Es evidente que para tener peso y nombre en el mercado turístico hay que preservar y proteger los rasgos que distinguen el espacio propio, que son precisamente los que atraen a los viajeros, al mismo tiempo que se ofrecen servicios de calidad que han de ser comunes a cualquier destino o complementarios a la oferta local. Y aquí los espectáculos pueden jugar un papel fundamental. Según dicen, una buena parte de los espectadores que acuden un fin de semana cualquiera a estadios como el Santiago Bernabéu o el Camp Nou son turistas, visitantes ocasionales. Hay mucha gente dispuesta a coger un avión y dos noches de hotel para asistir a un buen concierto, sea de música pop o una ópera.

Precisamente en este último escenario, el del Palau de les Arts, soplan vientos de mudanza. La salida con portazo del intendente Davide Livermore ha llevado a algunos, especialmente a él, a temer por la línea de trabajo que ha seguido hasta ahora el coliseo. Desde su inauguración en 2005, València marcó una apuesta por grades producciones y grandes figuras, con Lorin Maazel, Zubin Metha y Plácido Domingo, bajo la batuta de Helga Schmidt.

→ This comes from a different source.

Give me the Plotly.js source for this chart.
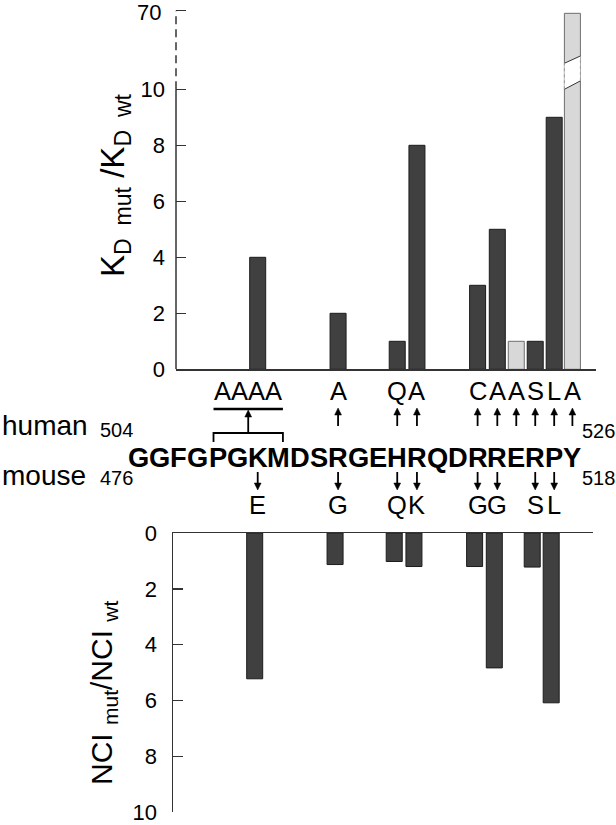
<!DOCTYPE html>
<html><head><meta charset="utf-8">
<script src="https://cdn.plot.ly/plotly-3.0.1.min.js"></script>
<style>html,body{margin:0;padding:0;background:#fff}#chart{width:616px;height:825px}</style>
</head><body><div id="chart"></div>
<script>
// ---------------- data ----------------
const sequence = "GGFGPGKMDSRGEHRQDRRERPY";   // human 504-526 / mouse 476-518
const humanStart = 504, humanEnd = 526;
const mouseStart = 476, mouseEnd = 518;

// K_D mut / K_D wt (human mutants, upper panel)
const kdResidues  = [510, 514, 517, 518, 521, 522, 523, 524, 525, 526];
const kdValues    = [4, 2, 1, 8, 3, 5, 1, 1, 9, 68];
const kdMutations = ["AAAA", "A", "Q", "A", "C", "A", "A", "S", "L", "A"];
const kdLightResidues = [523, 526];
const kdBlock = [508, 511];            // PGKM -> AAAA
const kdTickValues = [0, 2, 4, 6, 8, 10, 70];

// NCI mut / NCI wt (mouse mutants, lower panel)
const nciResidues  = [510, 514, 517, 518, 521, 522, 524, 525];
const nciValues    = [5.22, 1.13, 1.02, 1.2, 1.2, 4.83, 1.22, 6.08];
const nciMutations = ["E", "G", "Q", "K", "G", "G", "S", "L"];
const nciTickValues = [0, 2, 4, 6, 8, 10];

// ---------------- layout helpers ----------------
const W = 616, H = 825;
const FONT = "Liberation Sans, Arial, Helvetica, sans-serif";
const BOLD_W = {G:.778,F:.611,P:.667,K:.722,M:.833,D:.722,S:.667,R:.722,E:.667,H:.722,Q:.778,Y:.667};
const SEQ_FONT = 27.3, SEQ_LEFT_PX = 128;
const emLeft = []; let acc = 0;
for (const ch of sequence) { emLeft.push(acc); acc += BOLD_W[ch]; }
const emCenter = r => { const i = r - humanStart; return emLeft[i] + BOLD_W[sequence[i]] / 2; };
const pxOfEm = e => SEQ_LEFT_PX + e * SEQ_FONT;
const emOfPx = p => (p - SEQ_LEFT_PX) / SEQ_FONT;
const xp = px => px / W, yp = py => 1 - py / H;
const resPx = r => pxOfEm(emCenter(r));

const BAR_W = 16 / SEQ_FONT;
const BREAK_AT = 10, BREAK_TOP = 70, BREAK_SPAN = 2.807;
const kdScale = v => v <= BREAK_AT ? v : BREAK_AT + (v - BREAK_AT) * BREAK_SPAN / (BREAK_TOP - BREAK_AT);

const TOP_AXIS_PX = [176, 596], BOT_AXIS_PX = [173, 593];
const TOP_ZERO = 369.3, TOP_UNIT = 28, TOP_MAX = 13;
const BOT_ZERO = 533, BOT_TEN = 812.3;
const xRange = [emOfPx(TOP_AXIS_PX[0]), emOfPx(TOP_AXIS_PX[1])];

const DARK = "#404040", DARK_LINE = "#1c1c1c", LIGHT = "#d8d8d8", LIGHT_LINE = "#6e6e6e", AX = "#333";

// ---------------- traces ----------------
const isLight = kdResidues.map(r => kdLightResidues.includes(r));
function kdTrace(light) {
  const idx = kdResidues.map((r, i) => i).filter(i => isLight[i] === light);
  return {
    type: "bar", xaxis: "x", yaxis: "y",
    x: idx.map(i => emCenter(kdResidues[i])),
    y: idx.map(i => kdScale(kdValues[i])),
    hovertext: idx.map(i => kdMutations[i] + " " + kdValues[i]), hoverinfo: "text",
    width: BAR_W,
    marker: {color: light ? LIGHT : DARK, line: {color: light ? LIGHT_LINE : DARK_LINE, width: 1}}
  };
}
const nciTrace = {
  type: "bar", xaxis: "x2", yaxis: "y2",
  x: nciResidues.map(emCenter), y: nciValues, width: BAR_W,
  hovertext: nciMutations.map((m, i) => m + " " + nciValues[i]), hoverinfo: "text",
  marker: {color: DARK, line: {color: DARK_LINE, width: 1}}
};

// ---------------- annotations & shapes ----------------
const ann = [], shapes = [];
const txt = (text, px, py, size, opts = {}) => ann.push(Object.assign({
  text, x: xp(px), y: yp(py), xref: "paper", yref: "paper", showarrow: false,
  xanchor: "center", yanchor: "middle", font: {family: FONT, size, color: "#000"}
}, opts));
// arrow drawn as shaft + filled head (tip at tipPy, tail at tailPy)
const arrow = (px, tipPy, tailPy) => {
  const dir = Math.sign(tailPy - tipPy), HL = 7, HW = 3.4;
  const base = tipPy + dir * HL;
  shapes.push({type: "line", xref: "paper", yref: "paper", x0: xp(px), x1: xp(px), y0: yp(tailPy), y1: yp(base),
    line: {color: "#000", width: 1.8}});
  shapes.push({type: "path", xref: "paper", yref: "paper",
    path: `M${xp(px)},${yp(tipPy)} L${xp(px - HW)},${yp(base)} L${xp(px + HW)},${yp(base)} Z`,
    fillcolor: "#000", line: {color: "#000", width: 0.5}});
};

// sequence
for (let r = humanStart; r <= humanEnd; r++) {
  txt("<b>" + sequence[r - humanStart] + "</b>", resPx(r), 457, SEQ_FONT);
}
txt("human", 0, 425.5, 28, {xanchor: "left"});
txt("mouse", 0, 475.5, 28, {xanchor: "left"});
txt(String(humanStart), 98, 430, 20, {xanchor: "left"});
txt(String(mouseStart), 98, 478, 20, {xanchor: "left"});
txt(String(humanEnd), 580, 431, 20, {xanchor: "left"});
txt(String(mouseEnd), 580, 478, 20, {xanchor: "left"});

// human mutations (above)
const blockL = resPx(kdBlock[0]) - 4, blockR = resPx(kdBlock[1]) + 4, blockC = (blockL + blockR) / 2;
kdResidues.forEach((r, i) => {
  const m = kdMutations[i];
  if (m.length > 1) {
    txt(m, blockC, 391, 25.5);
    arrow(blockC, 410, 433);
  } else {
    txt(m, resPx(r), 391, 25.5);
    arrow(resPx(r), 408, 426);
  }
});
// mouse mutations (below)
nciResidues.forEach((r, i) => {
  txt(nciMutations[i], resPx(r), 505, 25.5);
  arrow(resPx(r), 490, 472);
});

// axis titles
txt("K<sub>D&nbsp;&nbsp;mut</sub> /K<sub>D&nbsp;&nbsp;wt</sub>", 115, 185, 33, {textangle: -90});
txt("NCI <sub>mut</sub>/NCI <sub>wt</sub>", 103, 692, 30, {textangle: -90});

// top y axis: solid up to the break, dashed above it; top label of the broken range
const ax0 = xp(TOP_AXIS_PX[0]);
shapes.push({type: "line", xref: "paper", yref: "y", x0: ax0, x1: ax0, y0: 0, y1: BREAK_AT, line: {color: AX, width: 1.5}});
shapes.push({type: "line", xref: "paper", yref: "y", x0: ax0, x1: ax0, y0: BREAK_AT, y1: kdScale(BREAK_TOP), line: {color: AX, width: 1.5, dash: "8px,5px"}});
txt(String(BREAK_TOP), 163, 12.6, 22, {xanchor: "right"});
// break marks on the off-scale bar
kdResidues.forEach((r, i) => {
  if (kdValues[i] <= BREAK_TOP && kdValues[i] > BREAK_AT) {
    const xl = emCenter(r) - BAR_W / 2, xr = emCenter(r) + BAR_W / 2;
    const lo = [10.0, 10.3], hi = [10.93, 11.19];
    shapes.push({type: "path", xref: "x", yref: "y", layer: "above",
      path: `M${xl},${lo[0]} L${xr},${lo[1]} L${xr},${hi[1]} L${xl},${hi[0]} Z`,
      fillcolor: "#fff", line: {width: 0}});
    shapes.push({type: "line", xref: "x", yref: "y", x0: xl, x1: xr, y0: lo[0], y1: lo[1], line: {color: "#333", width: 1}});
    shapes.push({type: "line", xref: "x", yref: "y", x0: xl, x1: xr, y0: hi[0], y1: hi[1], line: {color: "#333", width: 1}});
    shapes.push({type: "line", xref: "x", yref: "y", x0: xl, x1: xl, y0: lo[0], y1: hi[0], line: {color: "#999", width: 1, dash: "3px,3px"}});
    shapes.push({type: "line", xref: "x", yref: "y", x0: xr, x1: xr, y0: lo[1], y1: hi[1], line: {color: "#999", width: 1, dash: "3px,3px"}});
  }
});
// AAAA bracket
shapes.push({type: "line", xref: "paper", yref: "paper", x0: xp(blockL), x1: xp(blockR), y0: yp(409), y1: yp(409), line: {color: "#000", width: 2.5}});
shapes.push({type: "path", xref: "paper", yref: "paper",
  path: `M${xp(blockL)},${yp(442)} L${xp(blockL)},${yp(433)} L${xp(blockR)},${yp(433)} L${xp(blockR)},${yp(442)}`,
  line: {color: "#000", width: 1.8}});

// ---------------- layout ----------------
const tickFont = {family: FONT, size: 22, color: "#000"};
const layout = {
  width: W, height: H, margin: {l: 0, r: 0, t: 0, b: 0},
  paper_bgcolor: "#fff", plot_bgcolor: "#fff", showlegend: false, bargap: 0,
  font: {family: FONT},
  xaxis: {domain: [xp(TOP_AXIS_PX[0]), xp(TOP_AXIS_PX[1])], range: xRange, anchor: "y",
    showline: true, linecolor: AX, linewidth: 1.5, showticklabels: false, ticks: "", showgrid: false, zeroline: false, fixedrange: true},
  yaxis: {domain: [yp(TOP_ZERO), yp(TOP_ZERO - TOP_MAX * TOP_UNIT)], range: [0, TOP_MAX], anchor: "x",
    showline: false, showgrid: false, zeroline: false, fixedrange: true,
    tickmode: "array", tickvals: kdTickValues.map(kdScale),
    ticktext: kdTickValues.map(v => v > BREAK_AT ? "" : String(v)),
    ticks: "inside", ticklen: 10, tickwidth: 1.5, tickcolor: AX, tickfont: tickFont, ticklabelstandoff: 10},
  xaxis2: {domain: [xp(BOT_AXIS_PX[0]), xp(BOT_AXIS_PX[1])], range: xRange, anchor: "y2", side: "top",
    showline: true, linecolor: AX, linewidth: 1.5, showticklabels: false, ticks: "", showgrid: false, zeroline: false, fixedrange: true},
  yaxis2: {domain: [yp(BOT_TEN), yp(BOT_ZERO)], range: [10, 0], anchor: "x2",
    showline: true, linecolor: AX, linewidth: 1.5, showgrid: false, zeroline: false, fixedrange: true,
    tickmode: "array", tickvals: nciTickValues, ticktext: nciTickValues.map(String),
    ticks: "inside", ticklen: 10, tickwidth: 1.5, tickcolor: AX, tickfont: tickFont, ticklabelstandoff: 10,
    ticklabeloverflow: "allow"},
  annotations: ann, shapes: shapes
};

Plotly.newPlot("chart", [kdTrace(false), kdTrace(true), nciTrace], layout, {staticPlot: true, displayModeBar: false});
</script></body></html>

El fortísimo arranque permitió situar a Les Arts en esa lista de lugares por los que un turista cruza media Europa y gasta su tiempo y su dinero en noches de hotel y restaurantes de referencia. Después, la crisis económica y financiera y las estrecheces de la Generalitat Valenciana hicieron que el nivel de Les Arts se viera obligado a bajar uno o dos peldaños. Pero aún así se ha mantenido en un nivel aceptable en producciones e inmejorable en público, que llena día tras día las butacas con la colaboración de unos precios que se han moderado sensiblemente.

Aún no ha quedado claro quiénes han sido más torpes, si Livermore o Vicent Marzà y muy especialmente su secretario autonómico Albert Girona, el primero por forzar la incompatibilidad de su cargo con la producción artística en otros teatros y los segundos por pretender abandonar el ámbito internacional de Les Arts en busca de su valencianización. Como señalaba Juan Lagardera desde estas páginas el domingo pasado, se acertó al elegir un Instituto Valenciano de Arte Moderno frente a un Instituto de Arte Moderno Valenciano. Una ciudad pujante como València, que nunca ha estado en los circuitos musicales (en los que se ha visto superada por Bilbao, Sevilla y hasta Gijón) no puede ni debe renunciar a una programación de música culta ni como oferta para su población ni como complemento para su atractivo turístico. Puede que no haya recursos como los de la etapa inaugural de Les Arts, pero al menos hasta el momento se ha mantenido una programación aceptable, y todo ello sin la ayuda del Gobierno de España, que riega con abundancia las butacas del Teatro Real o el Liceo. Por cierto, en este coliseo barcelonés se mantiene una programación de nivel internacional y nadie podrá dudar de su perfil autóctono. Ellos sí han podido, señores de la Generalitat.